2. Die Antragstellerin bestreitet ferner zu Unrecht ihre Passivlegitimation für die kommunalaufsichtliche Anordnung. Wie sich aus der von ihr auch zitierten Bestimmung des § 141 der Gemeindeordnung für das Land Sachsen-Anhalt - GO LSA - vom 05.10.1993 (LSA-GVBl., S. 568), zuletzt geändert durch Gesetz vom 13.11.2003 (LSA-GVBl., S. 318 [318 <Art. 1>]), eindeutig ergibt, kann nur die Gemeinde als Adressatin kommunalaufsichtlicher Maßnahmen sich gegen die ihr gegenüber erlassenen Verwaltungsakte wenden. Daraus kann aber keinesfalls der Schluss gezogen werden, soweit Organe innerhalb der Gemeinde um Rechtspositionen stritten, sei der Kommunalaufsicht wegen § 141 GO LSA ein Eingreifen verwehrt. Dies müsste offenkundig den Rechten der Kommunalaufsicht nach § 136 Abs. 1 Satz 1 GO LSA (Beanstandung) und § 137 GO LSA (Anordnung) widersprechen, welche umfassend Sorge dafür tragen wollen, dass "die Gemeinde" sich an Recht und Gesetz hält. Soweit deshalb in diesen Bestimmungen von Anordnungen und Beschlüssen oder von gesetzlich obliegenden Pflichten die Rede ist, handelt es sich um alle Maßnahmen von Gemeindeorganen, nicht nur um solche "mit Außenwirkung". Die Kommunalaufsicht handelt nicht im Interesse Dritter, die in Rechtsverhältnissen mit der Gemeinde stehen, sondern soll die Einhaltung der Rechtsordnung durch die Gemeinde sichern; die Kommunalaufsicht ist gleichsam das Gegengewicht zur Selbstverwaltung.
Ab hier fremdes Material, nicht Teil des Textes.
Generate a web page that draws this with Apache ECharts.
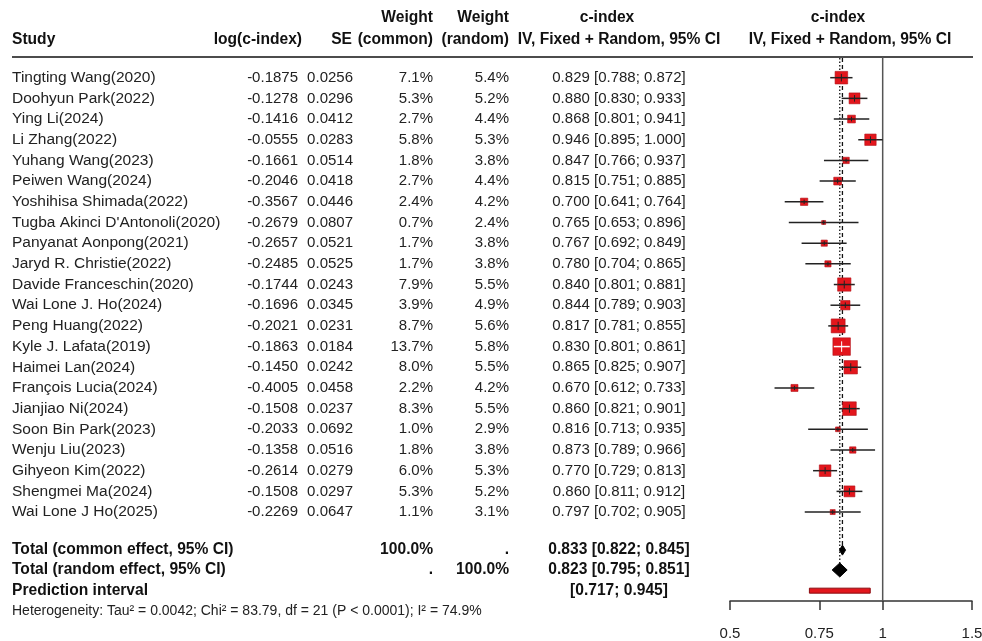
<!DOCTYPE html>
<html>
<head>
<meta charset="utf-8">
<script src="https://cdn.jsdelivr.net/npm/echarts@6/dist/echarts.min.js"></script>
<style>
html, body { margin: 0; padding: 0; background: #fff; }
#chart { width: 982px; height: 641px; }
</style>
</head>
<body>
<div id="chart"></div>
<script>
// study level data
var studies = ['Tingting Wang(2020)', 'Doohyun Park(2022)', 'Ying Li(2024)', 'Li Zhang(2022)', 'Yuhang Wang(2023)',
    'Peiwen Wang(2024)', 'Yoshihisa Shimada(2022)', "Tugba Akinci D'Antonoli(2020)", 'Panyanat Aonpong(2021)',
    'Jaryd R. Christie(2022)', 'Davide Franceschin(2020)', 'Wai Lone J. Ho(2024)', 'Peng Huang(2022)',
    'Kyle J. Lafata(2019)', 'Haimei Lan(2024)', 'François Lucia(2024)', 'Jianjiao Ni(2024)', 'Soon Bin Park(2023)',
    'Wenju Liu(2023)', 'Gihyeon Kim(2022)', 'Shengmei Ma(2024)', 'Wai Lone J Ho(2025)'];
var logC = [-0.1875, -0.1278, -0.1416, -0.0555, -0.1661, -0.2046, -0.3567, -0.2679, -0.2657, -0.2485, -0.1744,
    -0.1696, -0.2021, -0.1863, -0.1450, -0.4005, -0.1508, -0.2033, -0.1358, -0.2614, -0.1508, -0.2269];
var se = [0.0256, 0.0296, 0.0412, 0.0283, 0.0514, 0.0418, 0.0446, 0.0807, 0.0521, 0.0525, 0.0243,
    0.0345, 0.0231, 0.0184, 0.0242, 0.0458, 0.0237, 0.0692, 0.0516, 0.0279, 0.0297, 0.0647];
var wCommon = [7.1, 5.3, 2.7, 5.8, 1.8, 2.7, 2.4, 0.7, 1.7, 1.7, 7.9, 3.9, 8.7, 13.7, 8.0, 2.2, 8.3, 1.0, 1.8, 6.0, 5.3, 1.1];
var wRandom = [5.4, 5.2, 4.4, 5.3, 3.8, 4.4, 4.2, 2.4, 3.8, 3.8, 5.5, 4.9, 5.6, 5.8, 5.5, 4.2, 5.5, 2.9, 3.8, 5.3, 5.2, 3.1];
var cIndex = [0.829, 0.880, 0.868, 0.946, 0.847, 0.815, 0.700, 0.765, 0.767, 0.780, 0.840,
    0.844, 0.817, 0.830, 0.865, 0.670, 0.860, 0.816, 0.873, 0.770, 0.860, 0.797];
var ciLower = [0.788, 0.830, 0.801, 0.895, 0.766, 0.751, 0.641, 0.653, 0.692, 0.704, 0.801,
    0.789, 0.781, 0.801, 0.825, 0.612, 0.821, 0.713, 0.789, 0.729, 0.811, 0.702];
var ciUpper = [0.872, 0.933, 0.941, 1.000, 0.937, 0.885, 0.764, 0.896, 0.849, 0.865, 0.881,
    0.903, 0.855, 0.861, 0.907, 0.733, 0.901, 0.935, 0.966, 0.813, 0.912, 0.905];

// pooled results
var commonEffect = [0.833, 0.822, 0.845];
var randomEffect = [0.823, 0.795, 0.851];
var predInterval = [0.717, 0.945];
var tau2 = '0.0042', chi2 = '83.79', df = 21, pText = 'P < 0.0001', i2 = '74.9%';

var xTicks = [0.5, 0.75, 1, 1.5];

var FONT = '"Liberation Sans", Arial, Helvetica, sans-serif';
// row positions (in row units) for the summary block
var ROW_COMMON = 22.84, ROW_RANDOM = 23.8, ROW_PRED = 24.8, ROW_HET = 25.77;

function fmtCI(e, l, u) {
    return e.toFixed(3) + ' [' + l.toFixed(3) + '; ' + u.toFixed(3) + ']';
}
function txt(x, y, s, align, bold, size) {
    return {
        type: 'text', x: x, y: y, silent: true,
        style: {
            text: s, fill: bold ? '#111' : '#222',
            font: (bold ? 'bold ' : '') + (size || (bold ? 15.6 : 15)) + 'px ' + FONT,
            align: align, verticalAlign: 'middle'
        }
    };
}

var chart = echarts.init(document.getElementById('chart'));

var studyRows = studies.map(function (s, i) {
    return [0, i];
});
var forestData = studies.map(function (s, i) {
    return [Math.log(cIndex[i]), Math.log(ciLower[i]), Math.log(ciUpper[i]), i, wCommon[i]];
});
var maxW = Math.max.apply(null, wCommon);

var option = {
    animation: false,
    backgroundColor: '#fff',
    grid: { left: 730, top: 57, width: 242, height: 544, outerBoundsMode: 'none', containLabel: false },
    xAxis: {
        type: 'value',
        min: Math.log(0.5),
        max: Math.log(1.5),
        axisLine: { show: true, onZero: false, lineStyle: { color: '#333', width: 1.5 } },
        axisTick: {
            show: true, inside: false, length: 9,
            customValues: xTicks.map(Math.log),
            lineStyle: { color: '#333', width: 1.5 }
        },
        axisLabel: {
            customValues: xTicks.map(Math.log),
            margin: 25,
            fontSize: 15,
            fontFamily: FONT,
            color: '#222',
            formatter: function (v) {
                var best = xTicks[0];
                xTicks.forEach(function (t) {
                    if (Math.abs(Math.log(t) - v) < Math.abs(Math.log(best) - v)) best = t;
                });
                return String(best);
            }
        },
        splitLine: { show: false }
    },
    yAxis: { type: 'value', inverse: true, min: -1, max: 25.3, show: false },
    graphic: [
        // header
        txt(433, 18, 'Weight', 'right', true),
        txt(509, 18, 'Weight', 'right', true),
        txt(607, 18, 'c-index', 'center', true),
        txt(838, 18, 'c-index', 'center', true),
        txt(12, 40, 'Study', 'left', true),
        txt(302, 40, 'log(c-index)', 'right', true),
        txt(352, 40, 'SE', 'right', true),
        txt(433, 40, '(common)', 'right', true),
        txt(509, 40, '(random)', 'right', true),
        txt(619, 40, 'IV, Fixed + Random, 95% CI', 'center', true),
        txt(850, 40, 'IV, Fixed + Random, 95% CI', 'center', true),
        {
            type: 'line', silent: true,
            shape: { x1: 12, y1: 57, x2: 973, y2: 57 },
            style: { stroke: '#111', lineWidth: 1.5 }
        }
    ],
    series: [
        {
            // study table text
            type: 'custom',
            silent: true,
            data: studyRows,
            renderItem: function (params, api) {
                var i = api.value(1);
                var y = api.coord([0, i])[1];
                return {
                    type: 'group',
                    children: [
                        txt(12, y, studies[i], 'left', false, 15.5),
                        txt(298, y, logC[i].toFixed(4), 'right'),
                        txt(353, y, se[i].toFixed(4), 'right'),
                        txt(433, y, wCommon[i].toFixed(1) + '%', 'right'),
                        txt(509, y, wRandom[i].toFixed(1) + '%', 'right'),
                        txt(619, y, fmtCI(cIndex[i], ciLower[i], ciUpper[i]), 'center')
                    ]
                };
            }
        },
        {
            // summary text
            type: 'custom',
            silent: true,
            data: [[0, ROW_COMMON], [0, ROW_RANDOM], [0, ROW_PRED], [0, ROW_HET]],
            renderItem: function (params, api) {
                var y = api.coord([0, api.value(1)])[1];
                var k = params.dataIndex;
                if (k === 0) {
                    return { type: 'group', children: [
                        txt(12, y, 'Total (common effect, 95% CI)', 'left', true),
                        txt(433, y, '100.0%', 'right', true),
                        txt(509, y, '.', 'right', true),
                        txt(619, y, fmtCI(commonEffect[0], commonEffect[1], commonEffect[2]), 'center', true)
                    ] };
                }
                if (k === 1) {
                    return { type: 'group', children: [
                        txt(12, y, 'Total (random effect, 95% CI)', 'left', true),
                        txt(433, y, '.', 'right', true),
                        txt(509, y, '100.0%', 'right', true),
                        txt(619, y, fmtCI(randomEffect[0], randomEffect[1], randomEffect[2]), 'center', true)
                    ] };
                }
                if (k === 2) {
                    return { type: 'group', children: [
                        txt(12, y, 'Prediction interval', 'left', true),
                        txt(619, y, '[' + predInterval[0].toFixed(3) + '; ' + predInterval[1].toFixed(3) + ']', 'center', true)
                    ] };
                }
                return txt(12, y, 'Heterogeneity: Tau² = ' + tau2 + '; Chi² = ' + chi2 + ', df = ' + df +
                    ' (' + pText + '); I² = ' + i2, 'left', false, 14);
            }
        },
        {
            // reference lines
            type: 'custom',
            silent: true,
            data: [[0, 0]],
            renderItem: function (params, api) {
                var top = api.coord([0, -1])[1];
                var bottom = api.coord([0, 25.3])[1];
                var xNull = api.coord([0, 0])[0];
                var xc = api.coord([Math.log(commonEffect[0]), 0])[0];
                var xr = api.coord([Math.log(randomEffect[0]), 0])[0];
                var yc = api.coord([0, ROW_COMMON])[1];
                var yr = api.coord([0, ROW_RANDOM])[1];
                return {
                    type: 'group',
                    children: [
                        { type: 'line', shape: { x1: xNull, y1: top, x2: xNull, y2: bottom },
                          style: { stroke: '#555', lineWidth: 1.5 } },
                        { type: 'line', shape: { x1: xc, y1: top + 1, x2: xc, y2: yc - 4 },
                          style: { stroke: '#111', lineWidth: 1.3, lineDash: [4, 3] } },
                        { type: 'line', shape: { x1: xr, y1: top + 1, x2: xr, y2: yr - 6 },
                          style: { stroke: '#111', lineWidth: 1.3, lineDash: [1.5, 2] } }
                    ]
                };
            }
        },
        {
            // study squares and confidence intervals
            type: 'custom',
            silent: true,
            data: forestData,
            renderItem: function (params, api) {
                var i = api.value(3);
                var p = api.coord([api.value(0), i]);
                var pl = api.coord([api.value(1), i]);
                var pu = api.coord([api.value(2), i]);
                var size = 17.5 * Math.sqrt(api.value(4) / maxW);
                var inside = size >= (pu[0] - pl[0]);
                var lineCol = inside ? '#fff' : '#222';
                var tick = Math.max(4, size * 0.6);
                var children = [
                    { type: 'line', shape: { x1: pl[0], y1: p[1], x2: pu[0], y2: p[1] },
                      style: { stroke: '#222', lineWidth: 1.5 } },
                    { type: 'rect', shape: { x: p[0] - size / 2, y: p[1] - size / 2, width: size, height: size },
                      style: { fill: '#e3161c', stroke: '#b01018', lineWidth: 0.6 } },
                    { type: 'line', shape: { x1: Math.max(pl[0], p[0] - size / 2), y1: p[1],
                        x2: Math.min(pu[0], p[0] + size / 2), y2: p[1] },
                      style: { stroke: lineCol, lineWidth: 1.5 } },
                    { type: 'line', shape: { x1: p[0], y1: p[1] - tick / 2, x2: p[0], y2: p[1] + tick / 2 },
                      style: { stroke: lineCol, lineWidth: 1 } }
                ];
                return { type: 'group', children: children };
            }
        },
        {
            // pooled diamonds and prediction interval
            type: 'custom',
            silent: true,
            data: [
                [Math.log(commonEffect[0]), Math.log(commonEffect[1]), Math.log(commonEffect[2]), ROW_COMMON, 5],
                [Math.log(randomEffect[0]), Math.log(randomEffect[1]), Math.log(randomEffect[2]), ROW_RANDOM, 7],
                [0, Math.log(predInterval[0]), Math.log(predInterval[1]), ROW_PRED, 0]
            ],
            renderItem: function (params, api) {
                var row = api.value(3);
                var y = api.coord([0, row])[1];
                var xl = api.coord([api.value(1), row])[0];
                var xu = api.coord([api.value(2), row])[0];
                if (params.dataIndex === 2) {
                    return { type: 'rect', shape: { x: xl, y: y - 2.5, width: xu - xl, height: 5 },
                        style: { fill: '#e3161c', stroke: '#8a0c10', lineWidth: 1 } };
                }
                var xe = api.coord([api.value(0), row])[0];
                var h = api.value(4);
                return {
                    type: 'polygon',
                    shape: { points: [[xl, y], [xe, y - h], [xu, y], [xe, y + h]] },
                    style: { fill: '#000', stroke: '#000', lineWidth: 1 }
                };
            }
        }
    ]
};

chart.setOption(option);
window.addEventListener('resize', function () {
    chart.resize();
});
</script>
</body>
</html>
Die Eingriffsbefugnis der Kommunalaufsicht bei Verstößen gegen § 51 Abs. 5 GO LSA ist denn auch in der Kommentarliteratur ausdrücklich anerkannt (vgl. etwa: Klang/Gundlach, Gemeindeordnung und Landkreisordnung für das Land Sachen-Anhalt, 2. Aufl., GO LSA, § 51 RdNr. 20, a. E.).
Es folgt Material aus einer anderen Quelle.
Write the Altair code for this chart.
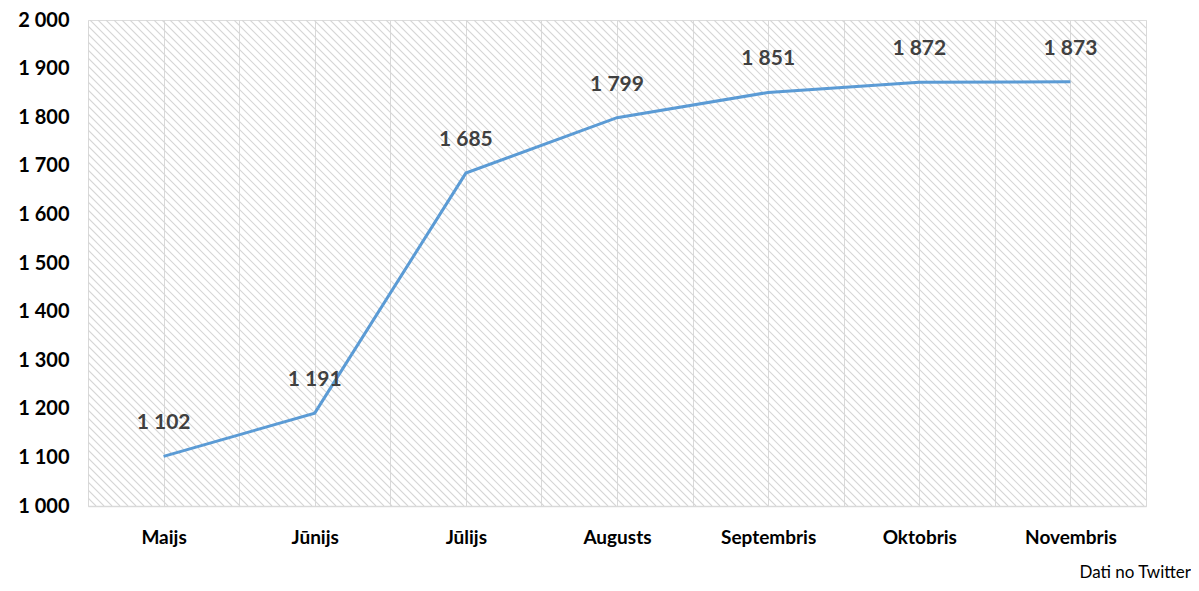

3. Entgegen der Auffassung der Antragstellerin ist auch das für das Einladungsverlangen erforderliche Quorum von einem Viertel der Mitglieder des Gemeinderats eingehalten. Dabei ist von § 51 Abs. 5 Satz 1 GO LSA auszugehen; denn es handelt sich nicht bloß um den Antrag einer oder mehrerer Fraktion(en), sondern um den Antrag der durch sie repräsentierten Ratsmitglieder. Das kommt in dem Antrag vom 05.02.2004 deutlich dadurch zum Ausdruck, dass formuliert wurde: "die Mitglieder der Fraktion der Unabhängigen Bürgergemeinschaft Petersberg und der Petersbergfraktion beantragen ... auf der Grundlage des § 51 Abs. 5 Satz 1 GO" die Einberufung. Unschädlich hierfür ist, dass der Briefkopf als Absenderangabe nur die Fraktion der Unabhängigen Bürgergemeinschaft Petersberg aufführt; denn beide Fraktionsvorsitzenden haben den Brief unterzeichnet. Dass die Vorsitzenden ihre Fraktionsmitglieder gleichsam "vertreten", ist unschädlich, auch wenn nicht die Fraktion, sondern nur die Ratsmitglieder den Antrag stellen können (Klang/Gundlach, a. a. O., GO LSA, § 51 RdNr. 20).

§ 51 Abs. 5 Satz 1 GO LSA enthält keine "Begründungspflicht"; mit Rücksicht auf die allgemeine Bestimmung des § 51 Abs. 4 Satz 3 GO LSA und auf § 51 Abs. 5 Satz 4 GO LSA kann allenfalls verlangt werden, dass dem Antrag auf Einladung eine Auflistung der "Verhandlungsgegenstände" beigefügt wird. Dem trägt der Antrag vom 05.02.2004 indessen ausreichend Rechnung.

4. Für das Verwaltungsgericht bestand - ebenso übrigens wie für die Kommunalaufsicht - keinerlei Anlass im Rahmen einer Abwägung "das eigentlich streitige Verhältnis zwischen Bürgermeister und Gemeinderat" zu gewichten. Auch ein angegriffener Bürgermeister muss sich an die Regeln der Gemeindeordnung halten und kann die Gewährung von Rechten, die anderen zustehen, nicht von deren Wohlverhalten abhängig machen.